What you need to do: Begin at the first line of the data and copy each line through the one containing "const candleMinutes = 5;", that line included, with no pictures.

━━━ Dataset section ━━━

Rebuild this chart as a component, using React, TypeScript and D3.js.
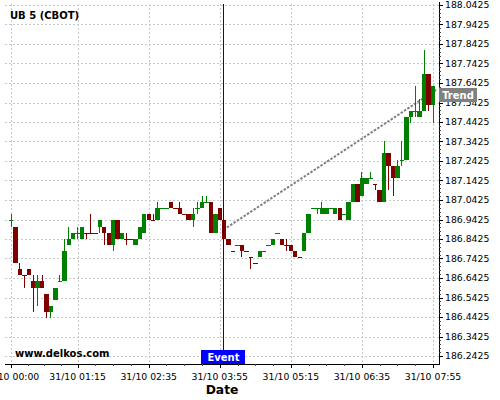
import React from "react";
import * as d3 from "d3";

// ---- data (UB 5, CBOT, 5-minute candles on 31/10) ----
const tradeDay = { year: 2023, month: 9, day: 31 };
const firstCandle = "00:00";
const candleMinutes = 5;

const opens = [
  186.9375, 186.90625, 186.6875, 186.65625, 186.6875, 186.625, 186.59375, 186.625, 186.5625, 186.46875,
  186.53125, 186.625, 186.625, 186.8125, 186.84375, 186.875, 186.84375, 186.875, 186.875, 186.875,
  186.90625, 186.90625, 186.875, 186.8125, 186.9375, 186.84375, 186.84375, 186.84375, 186.8125, 186.84375,
  186.875, 186.96875, 186.9375, 186.9375, 187, 187, 187.03125, 187, 187, 186.96875,
  186.96875, 186.9375, 187, 187, 187.03125, 187.03125, 186.875, 187, 186.9375, 186.84375,
  186.78125, 186.8125, 186.8125, 186.78125, 186.75, 186.71875, 186.75, 186.78125, 186.8125, 186.8125,
  186.875, 186.84375, 186.8125, 186.8125, 186.78125, 186.75, 186.78125, 186.875, 187, 187,
  186.96875, 186.96875, 187, 186.96875, 187, 186.96875, 186.9375, 187.03125, 187.125, 187.0625,
  187.125, 187.15625, 187.125, 187.09375, 187.03125, 187.28125, 187.21875, 187.15625, 187.25, 187.25,
  187.46875, 187.5, 187.46875, 187.5, 187.6875, 187.53125,
];
const highs = [
  186.96875, 186.90625, 186.71875, 186.65625, 186.6875, 186.65625, 186.65625, 186.65625, 186.5625, 186.5,
  186.59375, 186.65625, 186.84375, 186.90625, 186.875, 186.90625, 186.90625, 186.875, 186.96875, 186.875,
  186.9375, 186.90625, 186.875, 186.9375, 186.9375, 186.875, 186.875, 186.84375, 186.84375, 186.90625,
  186.96875, 186.96875, 186.96875, 187.03125, 187, 187, 187.03125, 187, 187.03125, 186.96875,
  186.96875, 187, 187.03125, 187.0625, 187.0625, 187.03125, 186.96875, 187, 186.9375, 186.84375,
  186.78125, 186.8125, 186.8125, 186.78125, 186.75, 186.71875, 186.78125, 186.78125, 186.8125, 186.84375,
  186.875, 186.84375, 186.84375, 186.8125, 186.78125, 186.75, 186.875, 186.96875, 187, 187,
  187.03125, 187, 187, 187, 187, 186.96875, 187.03125, 187.125, 187.125, 187.1875,
  187.15625, 187.1875, 187.125, 187.09375, 187.34375, 187.28125, 187.21875, 187.25, 187.34375, 187.46875,
  187.5, 187.625, 187.5625, 187.8125, 187.6875, 187.625,
];
const lows = [
  186.90625, 186.71875, 186.65625, 186.59375, 186.65625, 186.46875, 186.5, 186.59375, 186.4375, 186.4375,
  186.53125, 186.625, 186.625, 186.8125, 186.84375, 186.84375, 186.84375, 186.84375, 186.875, 186.875,
  186.875, 186.8125, 186.8125, 186.78125, 186.84375, 186.84375, 186.8125, 186.84375, 186.8125, 186.84375,
  186.875, 186.9375, 186.9375, 186.9375, 187, 187, 187, 187, 186.96875, 186.96875,
  186.9375, 186.90625, 186.96875, 187, 187.03125, 186.875, 186.875, 186.9375, 186.84375, 186.8125,
  186.78125, 186.8125, 186.75, 186.78125, 186.6875, 186.71875, 186.75, 186.78125, 186.8125, 186.8125,
  186.875, 186.8125, 186.78125, 186.78125, 186.75, 186.75, 186.78125, 186.875, 187, 186.96875,
  186.96875, 186.96875, 187, 186.96875, 186.9375, 186.96875, 186.9375, 187.03125, 187.03125, 187.0625,
  187.125, 187.15625, 187.09375, 187.03125, 187.03125, 187.09375, 187.0625, 187.15625, 187.21875, 187.25,
  187.4375, 187.46875, 187.46875, 187.5, 187.5, 187.4375,
];
const closes = [
  186.9375, 186.71875, 186.65625, 186.65625, 186.65625, 186.59375, 186.625, 186.59375, 186.46875, 186.5,
  186.59375, 186.625, 186.78125, 186.84375, 186.875, 186.875, 186.90625, 186.875, 186.875, 186.875,
  186.9375, 186.875, 186.8125, 186.9375, 186.84375, 186.875, 186.84375, 186.84375, 186.84375, 186.90625,
  186.96875, 186.9375, 186.9375, 187, 187, 187, 187, 187, 186.96875, 186.96875,
  186.9375, 186.96875, 187, 187.03125, 187.03125, 186.875, 186.96875, 186.9375, 186.84375, 186.8125,
  186.78125, 186.8125, 186.78125, 186.78125, 186.75, 186.71875, 186.78125, 186.78125, 186.8125, 186.84375,
  186.875, 186.8125, 186.8125, 186.78125, 186.75, 186.75, 186.875, 186.96875, 187, 187,
  187, 187, 187, 187, 186.9375, 186.96875, 187.03125, 187.125, 187.03125, 187.15625,
  187.15625, 187.15625, 187.125, 187.03125, 187.28125, 187.21875, 187.15625, 187.21875, 187.25, 187.46875,
  187.5, 187.5, 187.5, 187.6875, 187.53125, 187.625,
];
// unchanged candles (open == close) that the source drew in the "up" colour
const unchangedUp = [0, 11, 15, 34, 35, 42, 44, 51, 57, 58, 60, 68, 69, 72, 75, 81, 88, 91];

const xTickTimes = ["00:00", "01:15", "02:35", "03:55", "05:15", "06:35", "07:55"];
const xTickLabels = ["31/10 00:00", "31/10 01:15", "31/10 02:35", "31/10 03:55", "31/10 05:15", "31/10 06:35", "31/10 07:55"];
const yTickLabels = [
  "186.2425", "186.3425", "186.4425", "186.5425", "186.6425", "186.7425", "186.8425", "186.9425", "187.0425",
  "187.1425", "187.2425", "187.3425", "187.4425", "187.5425", "187.6425", "187.7425", "187.8425", "187.9425", "188.0425",
];
const eventTime = "03:59";
const trendTimes = ["04:03", "08:00"];
const trendValues = [186.9015, 187.6115];

const title = "UB 5 (CBOT)";
const watermark = "www.delkos.com";
const xAxisTitle = "Date";

// ---- helpers ----
const at = (hm: string) => {
  const [h, m] = hm.split(":").map(Number);
  return new Date(tradeDay.year, tradeDay.month, tradeDay.day, h, m);
};

const UP = "#008000";
const DOWN = "#800000";
const FONT = "'DejaVu Sans', 'Liberation Sans', sans-serif";

export default function App() {
  const W = 500, H = 400;
  const plot = { left: 5, right: 439, top: 4, bottom: 364 };

  const x = d3.scaleTime().domain([at(xTickTimes[0]), at(xTickTimes[xTickTimes.length - 1])]).range([11, 433]);
  const yMin = +yTickLabels[0], yMax = +yTickLabels[yTickLabels.length - 1];
  const y = d3.scaleLinear().domain([yMin, yMax]).range([356, 5]);

  const start = at(firstCandle);
  const candles = opens.map((o, i) => ({
    i,
    t: d3.timeMinute.offset(start, i * candleMinutes),
    o, h: highs[i], l: lows[i], c: closes[i],
  }));
  const step = x(d3.timeMinute.offset(start, candleMinutes)) - x(start);
  const half = step / 2 - 0.02;

  const yTicks = yTickLabels.map(Number);
  const yMinor: number[] = [];
  for (let k = 0; k < yTicks.length - 1; k++) {
    for (let j = 1; j < 5; j++) yMinor.push(yTicks[k] + ((yTicks[k + 1] - yTicks[k]) * j) / 5);
  }
  const xMajor = xTickTimes.map((t) => x(at(t)));
  const xMinor: number[] = [];
  for (let k = 0; k < xMajor.length - 1; k++) {
    for (let j = 1; j < 4; j++) xMinor.push(xMajor[k] + ((xMajor[k + 1] - xMajor[k]) * j) / 4);
  }

  const trendLine = d3.line<[Date, number]>().x((d) => x(d[0])).y((d) => y(d[1]));
  const trendPts: [Date, number][] = trendTimes.map((t, k) => [at(t), trendValues[k]]);
  const trendEndY = y(trendValues[trendValues.length - 1]);

  const evX = Math.floor(x(at(eventTime))) + 0.5;
  const crisp = (v: number) => Math.round(v) + 0.5;

  return (
    <svg width={W} height={H} style={{ position: "absolute", left: 0, top: 0, background: "#fff" }} fontFamily={FONT}>
      <rect x={0} y={0} width={W} height={H} fill="#fff" />
      {/* grid */}
      <g stroke="#c8c8c8" strokeWidth={1} strokeDasharray="2,2">
        {yTicks.map((v, k) => (
          <line key={"gy" + k} x1={plot.left} x2={plot.right} y1={crisp(y(v))} y2={crisp(y(v))} />
        ))}
        {xMajor.map((px, k) => (
          <line key={"gx" + k} x1={crisp(px)} x2={crisp(px)} y1={plot.top} y2={plot.bottom} />
        ))}
      </g>
      {/* trend */}
      <path d={trendLine(trendPts) || ""} fill="none" stroke="#808080" strokeWidth={2} strokeDasharray="2.5,1.5" />
      {/* candles */}
      <g>
        {candles.map((d) => {
          const cx = x(d.t);
          const up = d.c > d.o || (d.c === d.o && unchangedUp.includes(d.i));
          const col = up ? UP : DOWN;
          const x0 = Math.round(cx - half), x1 = Math.round(cx + half);
          const wx = Math.floor(cx) + 0.5;
          const top = Math.round(y(Math.max(d.o, d.c)));
          const bot = Math.round(y(Math.min(d.o, d.c)));
          return (
            <g key={d.i}>
              <line x1={wx} x2={wx} y1={Math.round(y(d.h))} y2={Math.round(y(d.l))} stroke={col} strokeWidth={1} />
              {bot - top >= 1 ? (
                <rect x={x0} y={top} width={x1 - x0} height={bot - top} fill={col} />
              ) : (
                <line x1={x0} x2={x1} y1={top + 0.5} y2={top + 0.5} stroke={col} strokeWidth={1} />
              )}
            </g>
          );
        })}
      </g>
      {/* event line */}
      <line x1={evX} x2={evX} y1={plot.top} y2={350} stroke="#0000cc" strokeWidth={1} />
      {/* axes */}
      <line x1={plot.left} x2={plot.right} y1={plot.bottom + 0.5} y2={plot.bottom + 0.5} stroke="#000" />
      <line x1={plot.right + 0.5} x2={plot.right + 0.5} y1={plot.top - 2} y2={plot.bottom + 1} stroke="#000" />
      <g stroke="#000" strokeWidth={1}>
        {yTicks.map((v, k) => (
          <line key={"ty" + k} x1={plot.right} x2={plot.right + 4} y1={crisp(y(v))} y2={crisp(y(v))} />
        ))}
        {yMinor.map((v, k) => (
          <line key={"my" + k} x1={plot.right} x2={plot.right + 2} y1={crisp(y(v))} y2={crisp(y(v))} stroke="#444" />
        ))}
        {xMajor.map((px, k) => (
          <line key={"tx" + k} x1={crisp(px)} x2={crisp(px)} y1={plot.bottom} y2={plot.bottom + 4} />
        ))}
        {xMinor.map((px, k) => (
          <line key={"mx" + k} x1={crisp(px)} x2={crisp(px)} y1={plot.bottom} y2={plot.bottom + 2} stroke="#444" />
        ))}
      </g>
      <g fontSize={9.3} fill="#000">
        {yTickLabels.map((s, k) => (
          <text key={"ly" + k} x={plot.right + 6} y={y(yTicks[k]) + 3.4}>{s}</text>
        ))}
        {xTickLabels.map((s, k) => (
          <text key={"lx" + k} x={xMajor[k]} y={380} textAnchor="middle">{s}</text>
        ))}
      </g>
      {/* texts */}
      <text x={10} y={19} fontSize={10} fontWeight="bold" fill="#000">{title}</text>
      <text x={15} y={357} fontSize={10} fontWeight="bold" fill="#000">{watermark}</text>
      <text x={222} y={394} fontSize={12.3} fontWeight="bold" fill="#000" textAnchor="middle">{xAxisTitle}</text>
      {/* event label */}
      <rect x={evX - 22.5} y={350} width={44} height={14} fill="#0000ff" />
      <text x={evX} y={361} fontSize={10} fontWeight="bold" fill="#fff" textAnchor="middle">Event</text>
      {/* trend label */}
      <rect x={plot.right} y={Math.round(trendEndY) - 1} width={38} height={14} fill="#808080" />
      <text x={plot.right + 19} y={Math.round(trendEndY) + 10} fontSize={10} fontWeight="bold" fill="#fff" textAnchor="middle">Trend</text>
    </svg>
  );
}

━━━

Exercise output:
Rebuild this chart as a component, using React, TypeScript and D3.js.
import React from "react";
import * as d3 from "d3";

// ---- data (UB 5, CBOT, 5-minute candles on 31/10) ----
const tradeDay = { year: 2023, month: 9, day: 31 };
const firstCandle = "00:00";
const candleMinutes = 5;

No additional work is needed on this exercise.